Il primo pensiero è andato immediatamente alla foresta degli Ent, gli alberi-personaggi fatati descritti ne Il Signore degli Anelli, di J.R.R. Tolkien. La sensazione è durata intensamente per un po’ e l’ho lasciata agire nell’interiore, per gustarne tutte le sfumature. Proseguendo nel percorso della mostra si giunge ad una sala, l’Arena, ove si assiste alla proiezione di immagini in bianco e nero del fotografo di inizio XX secolo Darius Kinsey (1859-1945), che mostra “eroici taglialegna in posa accanto a enormi alberi abbattuti nel nord-ovest americano.”
È stato il momento più difficile. Le foto di quell’epoca documentano la vera strage degli innocenti avvenuta nei primi anni del Novecento, da parte di uomini privi di ogni scrupolo e, soprattutto, di rispetto per altri esseri viventi. Abeti, pini, sequoie ed altri alberi plurisecolari, demoliti con seghe e accette, mostrati come trofei di caccia. Certo parliamo di un periodo in cui, come si dice in una didascalia, non vi era ancora la consapevolezza di creare un danno ecologico a lungo termine… ma io non ci credo. Basta pensare a cosa sta succedendo ancora oggi nelle foreste pluviali.

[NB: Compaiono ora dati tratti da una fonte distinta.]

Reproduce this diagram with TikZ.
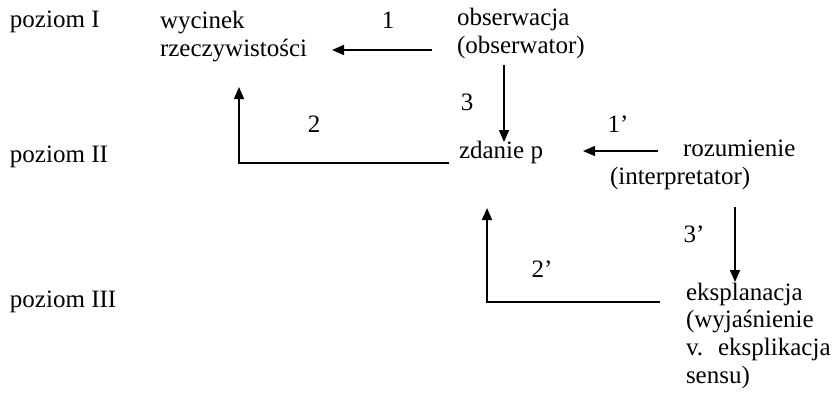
\documentclass[tikz,border=0pt]{standalone}
\usepackage{fontspec}
\setmainfont{Liberation Serif}
\usetikzlibrary{arrows.meta}
\begin{document}
\begin{tikzpicture}[x=0.5pt,y=-0.5pt,
  every node/.style={inner sep=0pt,outer sep=0pt,font=\fontsize{12.5}{13.8}\selectfont},
  txt/.style={anchor=base west,align=left},
  lbl/.style={anchor=base},
  arr/.style={line width=0.8pt,-{Triangle[length=6pt,width=5pt]}}]
\useasboundingbox (0,0) rectangle (838,398);
% level labels
\node[txt] (p1) at (10,27) {poziom I};
\node[txt] (p2) at (10,162) {poziom II};
\node[txt] (p3) at (10,307) {poziom III};
% main texts (base anchor = last line)
\node[txt] (wyc) at (160,56) {wycinek\\rzeczywistości};
\node[txt] (obs) at (457,53) {obserwacja\\(obserwator)};
\node[txt] (zd) at (459,158) {zdanie p};
\node[txt] (roz) at (683,156) {rozumienie};
\node[txt] (roz2) at (610,184) {(interpretator)};
\node[txt] (eks) at (686,383) {eksplanacja\\(wyjaśnienie\\v.\hskip 7.5pt eksplikacja\\sensu)};
% arrow labels
\node[lbl] (l1) at (388,28) {1};
\node[lbl] (l3) at (467,110) {3};
\node[lbl] (l2) at (314,132) {2};
\node[lbl] (l1p) at (618,132) {1’};
\node[lbl] (l3p) at (694,242) {3’};
\node[lbl] (l2p) at (542,277) {2’};
% connector end points
\coordinate (a1s) at (432,50);
\coordinate (a1e) at (332,50);
\coordinate (a3s) at (504,65);
\coordinate (a3e) at (504,142);
\coordinate (a2s) at (449,163);
\coordinate (a2c) at (239,163);
\coordinate (a2e) at (239,87);
\coordinate (b1s) at (658,151);
\coordinate (b1e) at (583,151);
\coordinate (b3s) at (735,207);
\coordinate (b3e) at (735,282);
\coordinate (b2s) at (660,302);
\coordinate (b2c) at (487,302);
\coordinate (b2e) at (487,208);
% connectors
\draw[arr] (a1s) -- (a1e);
\draw[arr] (a3s) -- (a3e);
\draw[arr] (a2s) -- (a2c) -- (a2e);
\draw[arr] (b1s) -- (b1e);
\draw[arr] (b3s) -- (b3e);
\draw[arr] (b2s) -- (b2c) -- (b2e);
\end{tikzpicture}
\end{document}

Credo invece che sia sempre stato anteposto il profitto a tutte le altre eventuali precauzioni. Anche le persone al lavoro non godevano del dovuto rispetto, le condizioni di vita dei boscaioli – le immagini non mentono – erano a dir poco precarie, se non disumane. Qualcuno dice che allora non se ne teneva conto, era così e basta. In ogni caso, per me è stato un passaggio doloroso: da colore e gioia per gli alberi di oggi, che sopravvivono quasi per miracolo, al triste bianco e nero della strage degli innocenti operata nel passato. Esseri animali che hanno abbattuto personalità vegetali in vita da quando nessuno di noi, forse, era neppure in programma di giungere su questo pianeta.